- _GOAL_:
Word for word, copy all the data and drop the pictures.
start
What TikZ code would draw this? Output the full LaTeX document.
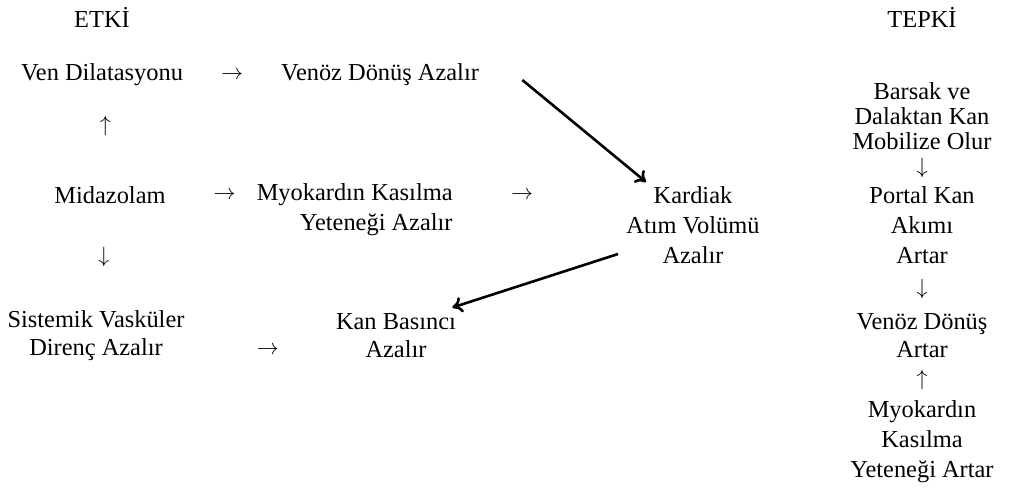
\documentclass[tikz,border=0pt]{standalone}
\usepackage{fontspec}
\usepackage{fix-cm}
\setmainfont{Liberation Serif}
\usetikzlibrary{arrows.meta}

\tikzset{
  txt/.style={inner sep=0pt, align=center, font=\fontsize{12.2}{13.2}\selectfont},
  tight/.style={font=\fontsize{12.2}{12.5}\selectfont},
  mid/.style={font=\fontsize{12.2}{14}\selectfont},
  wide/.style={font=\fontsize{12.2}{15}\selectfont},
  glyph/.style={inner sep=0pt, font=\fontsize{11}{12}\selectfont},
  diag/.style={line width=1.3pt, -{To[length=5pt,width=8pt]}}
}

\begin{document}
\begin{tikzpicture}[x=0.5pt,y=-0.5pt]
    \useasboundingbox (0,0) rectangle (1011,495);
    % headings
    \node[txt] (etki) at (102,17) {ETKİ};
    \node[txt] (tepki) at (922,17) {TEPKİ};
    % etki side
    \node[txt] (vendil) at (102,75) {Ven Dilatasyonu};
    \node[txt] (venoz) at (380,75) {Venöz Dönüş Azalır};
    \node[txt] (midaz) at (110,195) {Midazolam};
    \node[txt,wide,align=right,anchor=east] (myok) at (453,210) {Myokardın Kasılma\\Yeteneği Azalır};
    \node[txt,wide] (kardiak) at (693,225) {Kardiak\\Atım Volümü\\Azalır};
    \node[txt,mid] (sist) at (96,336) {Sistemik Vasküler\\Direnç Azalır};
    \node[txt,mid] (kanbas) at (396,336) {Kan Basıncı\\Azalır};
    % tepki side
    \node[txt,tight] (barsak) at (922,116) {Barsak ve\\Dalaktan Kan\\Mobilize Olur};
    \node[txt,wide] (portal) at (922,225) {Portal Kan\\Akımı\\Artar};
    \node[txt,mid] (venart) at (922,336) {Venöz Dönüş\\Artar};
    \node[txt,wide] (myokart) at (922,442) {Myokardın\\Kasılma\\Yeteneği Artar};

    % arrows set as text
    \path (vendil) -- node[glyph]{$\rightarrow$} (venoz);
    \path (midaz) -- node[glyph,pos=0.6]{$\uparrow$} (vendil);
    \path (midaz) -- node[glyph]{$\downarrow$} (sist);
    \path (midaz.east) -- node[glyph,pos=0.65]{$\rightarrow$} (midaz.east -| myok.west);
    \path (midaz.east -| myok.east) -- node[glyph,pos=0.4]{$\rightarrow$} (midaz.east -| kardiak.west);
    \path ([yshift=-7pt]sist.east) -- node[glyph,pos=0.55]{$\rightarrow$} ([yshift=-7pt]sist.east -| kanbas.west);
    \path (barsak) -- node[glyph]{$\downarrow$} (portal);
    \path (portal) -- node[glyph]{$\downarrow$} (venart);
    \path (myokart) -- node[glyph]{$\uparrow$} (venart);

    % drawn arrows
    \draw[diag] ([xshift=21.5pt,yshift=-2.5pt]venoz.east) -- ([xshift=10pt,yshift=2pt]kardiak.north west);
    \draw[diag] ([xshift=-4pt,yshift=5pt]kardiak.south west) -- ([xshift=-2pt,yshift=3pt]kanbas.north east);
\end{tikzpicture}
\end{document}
end
- _COMPLETED EXERCISE_:
What TikZ code would draw this? Output the full LaTeX document.
\documentclass[tikz,border=0pt]{standalone}
\usepackage{fontspec}
\usepackage{fix-cm}
\setmainfont{Liberation Serif}
\usetikzlibrary{arrows.meta}

\tikzset{
  txt/.style={inner sep=0pt, align=center, font=\fontsize{12.2}{13.2}\selectfont},
  tight/.style={font=\fontsize{12.2}{12.5}\selectfont},
  mid/.style={font=\fontsize{12.2}{14}\selectfont},
  wide/.style={font=\fontsize{12.2}{15}\selectfont},
  glyph/.style={inner sep=0pt, font=\fontsize{11}{12}\selectfont},
  diag/.style={line width=1.3pt, -{To[length=5pt,width=8pt]}}
}

\begin{document}
\begin{tikzpicture}[x=0.5pt,y=-0.5pt]
    \useasboundingbox (0,0) rectangle (1011,495);
    % headings
    \node[txt] (etki) at (102,17) {ETKİ};
    \node[txt] (tepki) at (922,17) {TEPKİ};
    % etki side
    \node[txt] (vendil) at (102,75) {Ven Dilatasyonu};
    \node[txt] (venoz) at (380,75) {Venöz Dönüş Azalır};
    \node[txt] (midaz) at (110,195) {Midazolam};
    \node[txt,wide,align=right,anchor=east] (myok) at (453,210) {Myokardın Kasılma\\Yeteneği Azalır};
    \node[txt,wide] (kardiak) at (693,225) {Kardiak\\Atım Volümü\\Azalır};
    \node[txt,mid] (sist) at (96,336) {Sistemik Vasküler\\Direnç Azalır};
    \node[txt,mid] (kanbas) at (396,336) {Kan Basıncı\\Azalır};
    % tepki side
    \node[txt,tight] (barsak) at (922,116) {Barsak ve\\Dalaktan Kan\\Mobilize Olur};
    \node[txt,wide] (portal) at (922,225) {Portal Kan\\Akımı\\Artar};
    \node[txt,mid] (venart) at (922,336) {Venöz Dönüş\\Artar};
    \node[txt,wide] (myokart) at (922,442) {Myokardın\\Kasılma\\Yeteneği Artar};

    % arrows set as text
    \path (vendil) -- node[glyph]{$\rightarrow$} (venoz);
    \path (midaz) -- node[glyph,pos=0.6]{$\uparrow$} (vendil);
    \path (midaz) -- node[glyph]{$\downarrow$} (sist);
    \path (midaz.east) -- node[glyph,pos=0.65]{$\rightarrow$} (midaz.east -| myok.west);
    \path (midaz.east -| myok.east) -- node[glyph,pos=0.4]{$\rightarrow$} (midaz.east -| kardiak.west);
    \path ([yshift=-7pt]sist.east) -- node[glyph,pos=0.55]{$\rightarrow$} ([yshift=-7pt]sist.east -| kanbas.west);
    \path (barsak) -- node[glyph]{$\downarrow$} (portal);
    \path (portal) -- node[glyph]{$\downarrow$} (venart);
    \path (myokart) -- node[glyph]{$\uparrow$} (venart);

    % drawn arrows
    \draw[diag] ([xshift=21.5pt,yshift=-2.5pt]venoz.east) -- ([xshift=10pt,yshift=2pt]kardiak.north west);
    \draw[diag] ([xshift=-4pt,yshift=5pt]kardiak.south west) -- ([xshift=-2pt,yshift=3pt]kanbas.north east);
\end{tikzpicture}
\end{document}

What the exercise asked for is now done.